By opportunity cost, I mean that whole libraries of potential scientific information disappear with each species. And a wide range of products -- many of our future pharmaceuticals, new crops that are badly needed especially for marginal areas, new sources of fibers and other products that will come from biotechnology and gene transfer in agriculture and animal husbandry -- will be lost. And therefore there'll be a very substantial economic opportunity lost in destroying the environment.

But there's a lot more to the ill effects of habitat destruction than just opportunity costs. There's also the opportunities that the ecosystems give us for free.

Such as?

Such as the cleansing, availability and continuous supply of water, and the renewal of soils. This is an art that 3 billion years of evolution has perfected, but that we haven't even begun to think about properly as a single dominant species modifying everything. And providing the very air we breathe, all free of charge.

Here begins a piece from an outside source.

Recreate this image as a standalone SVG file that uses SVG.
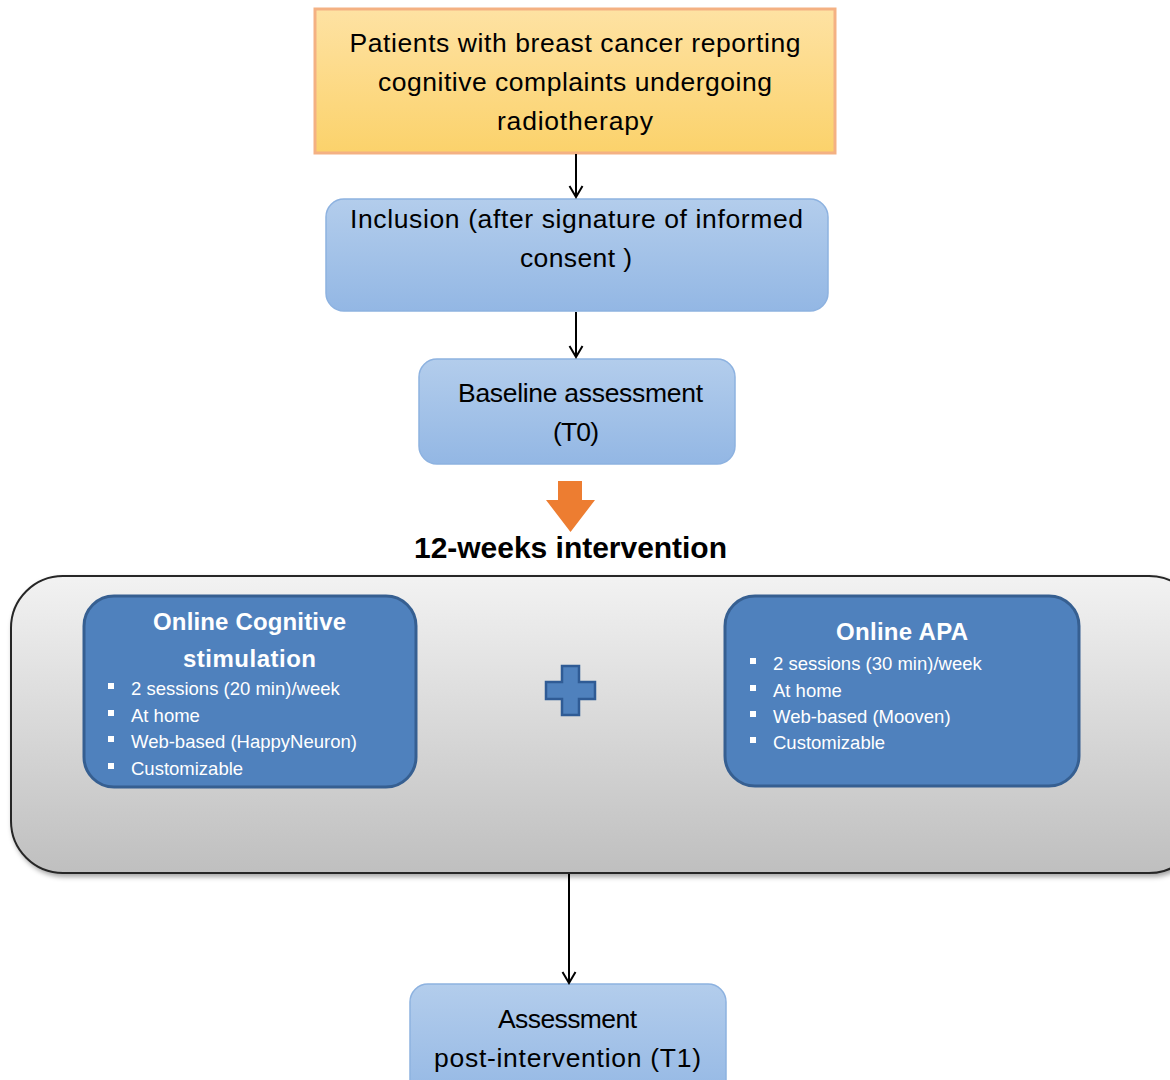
<svg xmlns="http://www.w3.org/2000/svg" width="1170" height="1080" viewBox="0 0 1170 1080">
<defs>
<linearGradient id="gOrange" x1="0" y1="0" x2="0" y2="1"><stop offset="0" stop-color="#fee2a3"/><stop offset="1" stop-color="#fbd26b"/></linearGradient>
<linearGradient id="gBlue" x1="0" y1="0" x2="0" y2="1"><stop offset="0" stop-color="#b3cdec"/><stop offset="1" stop-color="#93b7e4"/></linearGradient>
<linearGradient id="gGray" x1="0" y1="0" x2="0" y2="1"><stop offset="0" stop-color="#f2f2f2"/><stop offset="1" stop-color="#bfbfbf"/></linearGradient>
<filter id="shadow" x="-5%" y="-5%" width="110%" height="115%"><feDropShadow dx="2" dy="3" stdDeviation="2.5" flood-color="#000" flood-opacity="0.35"/></filter>
<marker id="arr" viewBox="0 0 16 16" refX="14" refY="8" markerWidth="16" markerHeight="16" markerUnits="userSpaceOnUse" orient="auto">
<path d="M3,1.5 L14,8 L3,14.5" fill="none" stroke="#000" stroke-width="2"/>
</marker>
</defs>
<style>
.t{font-family:"Liberation Sans",Arial,sans-serif;fill:#000;text-anchor:middle}
.big{font-size:26.5px}
.title{font-family:"Liberation Sans",Arial,sans-serif;font-size:24px;font-weight:bold;fill:#fff;text-anchor:middle}
.bl{font-family:"Liberation Sans",Arial,sans-serif;font-size:18.5px;fill:#fff}
.blue{fill:url(#gBlue);stroke:#8db2e0;stroke-width:1.5}
.inner{fill:#4f81bd;stroke:#365f91;stroke-width:3}
.conn{stroke:#000;stroke-width:2;fill:none}
</style>

<g id="node-patients">
<rect x="315" y="9" width="520" height="144" fill="url(#gOrange)" stroke="#f4b183" stroke-width="3"/>
<text class="t big" x="575" y="52" textLength="451">Patients with breast cancer reporting</text>
<text class="t big" x="575" y="91" textLength="394">cognitive complaints undergoing</text>
<text class="t big" x="575" y="130" textLength="156">radiotherapy</text>
</g>

<g id="node-inclusion">
<rect class="blue" x="326" y="199" width="502" height="112" rx="18"/>
<text class="t big" x="576.5" y="228" textLength="453">Inclusion (after signature of informed</text>
<text class="t big" x="576" y="267" textLength="112">consent )</text>
</g>

<g id="node-baseline">
<rect class="blue" x="419" y="359" width="316" height="105" rx="18"/>
<text class="t big" x="580.5" y="402" textLength="245">Baseline assessment</text>
<text class="t big" x="576" y="441" textLength="46">(T0)</text>
</g>

<g id="node-intervention-arrow">
<path d="M558,481 H582 V500 H595 L570.5,532 L546,500 H558 Z" fill="#ed7d31"/>
<text class="t" x="570.5" y="558" textLength="313" style="font-size:30px;font-weight:bold">12-weeks intervention</text>
</g>

<g id="node-intervention">
<rect x="11" y="576" width="1190" height="297" rx="52" fill="url(#gGray)" stroke="#262626" stroke-width="2" filter="url(#shadow)"/>
</g>

<g id="node-cognitive">
<rect class="inner" x="84" y="596" width="332" height="191" rx="30"/>
<text class="title" x="249.5" y="630" textLength="193">Online Cognitive</text>
<text class="title" x="249.5" y="667" textLength="133">stimulation</text>
<g class="bl">
<rect x="108" y="683" width="6" height="6"/><text x="131" y="695">2 sessions (20 min)/week</text>
<rect x="108" y="710" width="6" height="6"/><text x="131" y="722">At home</text>
<rect x="108" y="736" width="6" height="6"/><text x="131" y="748">Web-based (HappyNeuron)</text>
<rect x="108" y="763" width="6" height="6"/><text x="131" y="775">Customizable</text>
</g>
</g>

<g id="node-plus">
<path d="M562,666 H579 V682 H595 V699 H579 V715 H562 V699 H546 V682 H562 Z" fill="#4f81bd" stroke="#2f5b95" stroke-width="2.5"/>
</g>

<g id="node-apa">
<rect class="inner" x="725" y="596" width="354" height="190" rx="30"/>
<text class="title" x="902" y="640" textLength="132">Online APA</text>
<g class="bl">
<rect x="750" y="658" width="6" height="6"/><text x="773" y="670">2 sessions (30 min)/week</text>
<rect x="750" y="685" width="6" height="6"/><text x="773" y="697">At home</text>
<rect x="750" y="711" width="6" height="6"/><text x="773" y="723">Web-based (Mooven)</text>
<rect x="750" y="737" width="6" height="6"/><text x="773" y="749">Customizable</text>
</g>
</g>

<g id="node-assessment">
<rect class="blue" x="410" y="984" width="316" height="120" rx="18"/>
<text class="t big" x="567.5" y="1028" textLength="139">Assessment</text>
<text class="t big" x="567.5" y="1067" textLength="267">post-intervention  (T1)</text>
</g>

<g id="connectors">
<line class="conn" x1="576" y1="154" x2="576" y2="197" marker-end="url(#arr)"/>
<line class="conn" x1="576" y1="312" x2="576" y2="357" marker-end="url(#arr)"/>
<line class="conn" x1="569" y1="874" x2="569" y2="983" marker-end="url(#arr)"/>
</g>
</svg>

It's very important to keep in mind, while considering ecosystem services, just exactly what is happening to the world and what the essence of environmentalism is. This planet is not in physical equilibrium like the other solar planets. It's in a shimmering disequilibrium that comes from vast arrays of species and plants and animals and microbes living on a thin film. The biosphere that envelops the planets is so thin that it cannot be seen, edgewise, from an orbiting shuttle. This film modifies and holds the physical environment of the world in a very special equilibrium. It does this by maintaining quite complex and sophisticated cycles of energy and materials transport. And the human species is exquisitely adapted to that particular environment that the biosphere had in place when we first came along.

We did not descend into the biosphere as angels to occupy it. And we are not visitors from outer space who have colonized Earth. We are an animal species, very special, but an animal species nonetheless, that evolved in the biosphere. This is the cradle to which the human species was born and to which we are very finely adapted physically and psychologically. So when that special environment is modified in any way, the Earth becomes very much more fragile and unstable, and the future of the human species is increasingly at risk. This is the naturalistic view of how the world works that most scientists who are concerned with the environment share. It puts things in perspective.

The truth of the matter is that all the changes we make render the planet less suitable, not more suitable, for human beings. It's a fundamental distinction to be made between scientific environmentalism on the one hand and nonscientific, ideological- or religious-based anti-environmentalism or indifference on the other. This is what arguments about the environment -- as they are still with us at this Earth Day -- basically consist of.

If the spiritual impulse is central to reversing this state of affairs, we need to understand it more. Why is it so central to who we are? Why do we have so many religions?

That it exists is beyond any doubt. But exactly why we have these deep feeling and tendencies to render sacred the things most important to us is far from settled by evolutionary psychology, biological or social studies of the human mind.

But we can make some guesses: for instance, that we are intensely religious because we are intensely tribalistic. If there's anything characteristic about the history of humanity going back into deep time, it is that human beings have lived in tight clannish groups, whose members are often related to one another -- and their relationship is kept close record of -- and they are in competition with, and often hostile to, neighboring groups.

So to have the deep-seated biological, neurological impulse to draw together into the clan, particularly in times of stress and conflict, is highly adaptive. It also provided added likelihood that the group, and therefore the individuals in the group, will survive difficult times. So tribalism is surely a major element.